*WHAT THE TASK REQUIRES:*
Without the pictures, can you quote each line below exactly?

*DATA SHOWN:*
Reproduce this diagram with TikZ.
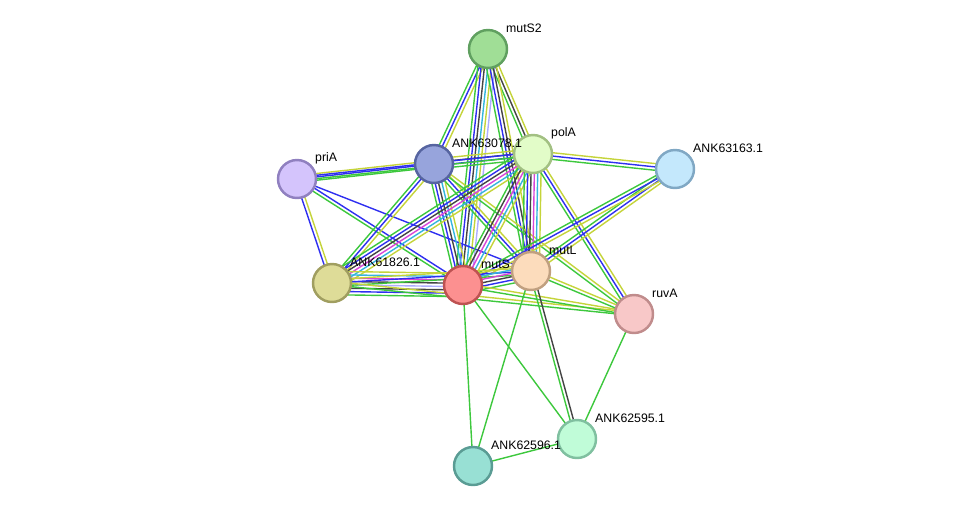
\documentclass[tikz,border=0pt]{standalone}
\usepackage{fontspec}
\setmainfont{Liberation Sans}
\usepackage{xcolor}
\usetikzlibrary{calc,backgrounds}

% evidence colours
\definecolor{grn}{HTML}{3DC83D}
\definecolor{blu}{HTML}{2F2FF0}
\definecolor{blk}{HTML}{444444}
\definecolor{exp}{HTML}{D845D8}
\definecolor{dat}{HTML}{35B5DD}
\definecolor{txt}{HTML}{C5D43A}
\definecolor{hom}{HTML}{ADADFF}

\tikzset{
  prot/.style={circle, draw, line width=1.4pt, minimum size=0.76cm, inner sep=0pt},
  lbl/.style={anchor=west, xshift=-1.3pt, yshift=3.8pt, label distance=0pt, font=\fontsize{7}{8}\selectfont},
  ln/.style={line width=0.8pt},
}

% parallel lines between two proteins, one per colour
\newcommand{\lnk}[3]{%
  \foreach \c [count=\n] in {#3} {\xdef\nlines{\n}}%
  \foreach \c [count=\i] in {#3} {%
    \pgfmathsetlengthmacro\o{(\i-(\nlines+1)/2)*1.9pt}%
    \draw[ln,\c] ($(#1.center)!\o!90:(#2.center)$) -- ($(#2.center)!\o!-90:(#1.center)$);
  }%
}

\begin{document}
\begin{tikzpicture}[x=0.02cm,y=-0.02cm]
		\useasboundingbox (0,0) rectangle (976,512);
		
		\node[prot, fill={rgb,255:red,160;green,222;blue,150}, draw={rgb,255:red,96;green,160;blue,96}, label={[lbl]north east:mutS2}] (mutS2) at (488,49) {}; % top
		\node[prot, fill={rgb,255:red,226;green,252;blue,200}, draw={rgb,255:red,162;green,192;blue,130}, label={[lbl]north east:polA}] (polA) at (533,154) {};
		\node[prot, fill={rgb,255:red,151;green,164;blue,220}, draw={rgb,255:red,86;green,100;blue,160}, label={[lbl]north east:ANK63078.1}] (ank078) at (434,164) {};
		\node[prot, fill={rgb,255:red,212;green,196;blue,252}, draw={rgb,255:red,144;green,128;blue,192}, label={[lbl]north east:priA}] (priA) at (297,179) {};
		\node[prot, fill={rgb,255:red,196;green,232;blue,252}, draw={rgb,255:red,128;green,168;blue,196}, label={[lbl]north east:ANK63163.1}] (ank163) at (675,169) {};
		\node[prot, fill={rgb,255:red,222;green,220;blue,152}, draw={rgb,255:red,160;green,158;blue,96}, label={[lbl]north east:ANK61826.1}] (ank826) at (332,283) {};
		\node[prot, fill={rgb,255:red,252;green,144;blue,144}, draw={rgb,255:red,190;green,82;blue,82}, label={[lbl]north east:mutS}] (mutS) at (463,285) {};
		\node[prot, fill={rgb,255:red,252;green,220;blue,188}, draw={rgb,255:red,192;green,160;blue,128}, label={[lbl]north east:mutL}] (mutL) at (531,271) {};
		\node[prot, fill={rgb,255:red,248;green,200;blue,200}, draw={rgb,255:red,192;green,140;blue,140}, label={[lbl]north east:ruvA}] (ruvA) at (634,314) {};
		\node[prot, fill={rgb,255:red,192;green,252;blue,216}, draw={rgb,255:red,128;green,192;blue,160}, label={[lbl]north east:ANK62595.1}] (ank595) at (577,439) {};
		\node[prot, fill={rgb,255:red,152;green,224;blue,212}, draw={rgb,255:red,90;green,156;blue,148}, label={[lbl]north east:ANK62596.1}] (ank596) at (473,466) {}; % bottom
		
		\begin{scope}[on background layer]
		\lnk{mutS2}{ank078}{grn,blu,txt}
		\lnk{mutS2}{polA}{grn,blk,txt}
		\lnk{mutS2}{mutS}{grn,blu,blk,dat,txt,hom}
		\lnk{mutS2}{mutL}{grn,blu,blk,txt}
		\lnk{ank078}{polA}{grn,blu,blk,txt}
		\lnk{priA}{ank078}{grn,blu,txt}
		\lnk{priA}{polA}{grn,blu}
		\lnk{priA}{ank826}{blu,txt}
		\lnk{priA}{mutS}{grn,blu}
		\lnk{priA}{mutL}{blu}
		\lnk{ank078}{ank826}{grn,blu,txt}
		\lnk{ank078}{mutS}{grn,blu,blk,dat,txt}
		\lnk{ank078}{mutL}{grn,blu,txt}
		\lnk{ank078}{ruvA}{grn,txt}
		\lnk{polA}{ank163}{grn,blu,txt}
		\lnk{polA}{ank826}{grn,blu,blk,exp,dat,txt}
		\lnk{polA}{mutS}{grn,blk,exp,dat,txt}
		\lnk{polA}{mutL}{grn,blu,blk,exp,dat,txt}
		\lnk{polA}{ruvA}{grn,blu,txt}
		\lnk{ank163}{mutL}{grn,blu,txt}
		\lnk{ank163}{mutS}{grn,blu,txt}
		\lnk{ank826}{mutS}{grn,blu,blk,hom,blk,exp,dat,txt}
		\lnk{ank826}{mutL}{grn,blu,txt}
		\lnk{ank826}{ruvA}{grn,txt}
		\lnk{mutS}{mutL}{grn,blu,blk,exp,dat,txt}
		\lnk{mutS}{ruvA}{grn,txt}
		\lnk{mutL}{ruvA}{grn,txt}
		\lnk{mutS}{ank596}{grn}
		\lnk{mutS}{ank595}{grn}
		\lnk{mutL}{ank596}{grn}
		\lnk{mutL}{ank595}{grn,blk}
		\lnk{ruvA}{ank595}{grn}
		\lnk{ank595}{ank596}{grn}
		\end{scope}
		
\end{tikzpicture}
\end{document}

*EXPECTED ANSWER:*
Reproduce this diagram with TikZ.
\documentclass[tikz,border=0pt]{standalone}
\usepackage{fontspec}
\setmainfont{Liberation Sans}
\usepackage{xcolor}
\usetikzlibrary{calc,backgrounds}

% evidence colours
\definecolor{grn}{HTML}{3DC83D}
\definecolor{blu}{HTML}{2F2FF0}
\definecolor{blk}{HTML}{444444}
\definecolor{exp}{HTML}{D845D8}
\definecolor{dat}{HTML}{35B5DD}
\definecolor{txt}{HTML}{C5D43A}
\definecolor{hom}{HTML}{ADADFF}

\tikzset{
  prot/.style={circle, draw, line width=1.4pt, minimum size=0.76cm, inner sep=0pt},
  lbl/.style={anchor=west, xshift=-1.3pt, yshift=3.8pt, label distance=0pt, font=\fontsize{7}{8}\selectfont},
  ln/.style={line width=0.8pt},
}

% parallel lines between two proteins, one per colour
\newcommand{\lnk}[3]{%
  \foreach \c [count=\n] in {#3} {\xdef\nlines{\n}}%
  \foreach \c [count=\i] in {#3} {%
    \pgfmathsetlengthmacro\o{(\i-(\nlines+1)/2)*1.9pt}%
    \draw[ln,\c] ($(#1.center)!\o!90:(#2.center)$) -- ($(#2.center)!\o!-90:(#1.center)$);
  }%
}

\begin{document}
\begin{tikzpicture}[x=0.02cm,y=-0.02cm]
		\useasboundingbox (0,0) rectangle (976,512);
		
		\node[prot, fill={rgb,255:red,160;green,222;blue,150}, draw={rgb,255:red,96;green,160;blue,96}, label={[lbl]north east:mutS2}] (mutS2) at (488,49) {}; % top
		\node[prot, fill={rgb,255:red,226;green,252;blue,200}, draw={rgb,255:red,162;green,192;blue,130}, label={[lbl]north east:polA}] (polA) at (533,154) {};
		\node[prot, fill={rgb,255:red,151;green,164;blue,220}, draw={rgb,255:red,86;green,100;blue,160}, label={[lbl]north east:ANK63078.1}] (ank078) at (434,164) {};
		\node[prot, fill={rgb,255:red,212;green,196;blue,252}, draw={rgb,255:red,144;green,128;blue,192}, label={[lbl]north east:priA}] (priA) at (297,179) {};
		\node[prot, fill={rgb,255:red,196;green,232;blue,252}, draw={rgb,255:red,128;green,168;blue,196}, label={[lbl]north east:ANK63163.1}] (ank163) at (675,169) {};
		\node[prot, fill={rgb,255:red,222;green,220;blue,152}, draw={rgb,255:red,160;green,158;blue,96}, label={[lbl]north east:ANK61826.1}] (ank826) at (332,283) {};
		\node[prot, fill={rgb,255:red,252;green,144;blue,144}, draw={rgb,255:red,190;green,82;blue,82}, label={[lbl]north east:mutS}] (mutS) at (463,285) {};
		\node[prot, fill={rgb,255:red,252;green,220;blue,188}, draw={rgb,255:red,192;green,160;blue,128}, label={[lbl]north east:mutL}] (mutL) at (531,271) {};
		\node[prot, fill={rgb,255:red,248;green,200;blue,200}, draw={rgb,255:red,192;green,140;blue,140}, label={[lbl]north east:ruvA}] (ruvA) at (634,314) {};
		\node[prot, fill={rgb,255:red,192;green,252;blue,216}, draw={rgb,255:red,128;green,192;blue,160}, label={[lbl]north east:ANK62595.1}] (ank595) at (577,439) {};
		\node[prot, fill={rgb,255:red,152;green,224;blue,212}, draw={rgb,255:red,90;green,156;blue,148}, label={[lbl]north east:ANK62596.1}] (ank596) at (473,466) {}; % bottom
		
		\begin{scope}[on background layer]
		\lnk{mutS2}{ank078}{grn,blu,txt}
		\lnk{mutS2}{polA}{grn,blk,txt}
		\lnk{mutS2}{mutS}{grn,blu,blk,dat,txt,hom}
		\lnk{mutS2}{mutL}{grn,blu,blk,txt}
		\lnk{ank078}{polA}{grn,blu,blk,txt}
		\lnk{priA}{ank078}{grn,blu,txt}
		\lnk{priA}{polA}{grn,blu}
		\lnk{priA}{ank826}{blu,txt}
		\lnk{priA}{mutS}{grn,blu}
		\lnk{priA}{mutL}{blu}
		\lnk{ank078}{ank826}{grn,blu,txt}
		\lnk{ank078}{mutS}{grn,blu,blk,dat,txt}
		\lnk{ank078}{mutL}{grn,blu,txt}
		\lnk{ank078}{ruvA}{grn,txt}
		\lnk{polA}{ank163}{grn,blu,txt}
		\lnk{polA}{ank826}{grn,blu,blk,exp,dat,txt}
		\lnk{polA}{mutS}{grn,blk,exp,dat,txt}
		\lnk{polA}{mutL}{grn,blu,blk,exp,dat,txt}
		\lnk{polA}{ruvA}{grn,blu,txt}
		\lnk{ank163}{mutL}{grn,blu,txt}
		\lnk{ank163}{mutS}{grn,blu,txt}
		\lnk{ank826}{mutS}{grn,blu,blk,hom,blk,exp,dat,txt}
		\lnk{ank826}{mutL}{grn,blu,txt}
		\lnk{ank826}{ruvA}{grn,txt}
		\lnk{mutS}{mutL}{grn,blu,blk,exp,dat,txt}
		\lnk{mutS}{ruvA}{grn,txt}
		\lnk{mutL}{ruvA}{grn,txt}
		\lnk{mutS}{ank596}{grn}
		\lnk{mutS}{ank595}{grn}
		\lnk{mutL}{ank596}{grn}
		\lnk{mutL}{ank595}{grn,blk}
		\lnk{ruvA}{ank595}{grn}
		\lnk{ank595}{ank596}{grn}
		\end{scope}
		
\end{tikzpicture}
\end{document}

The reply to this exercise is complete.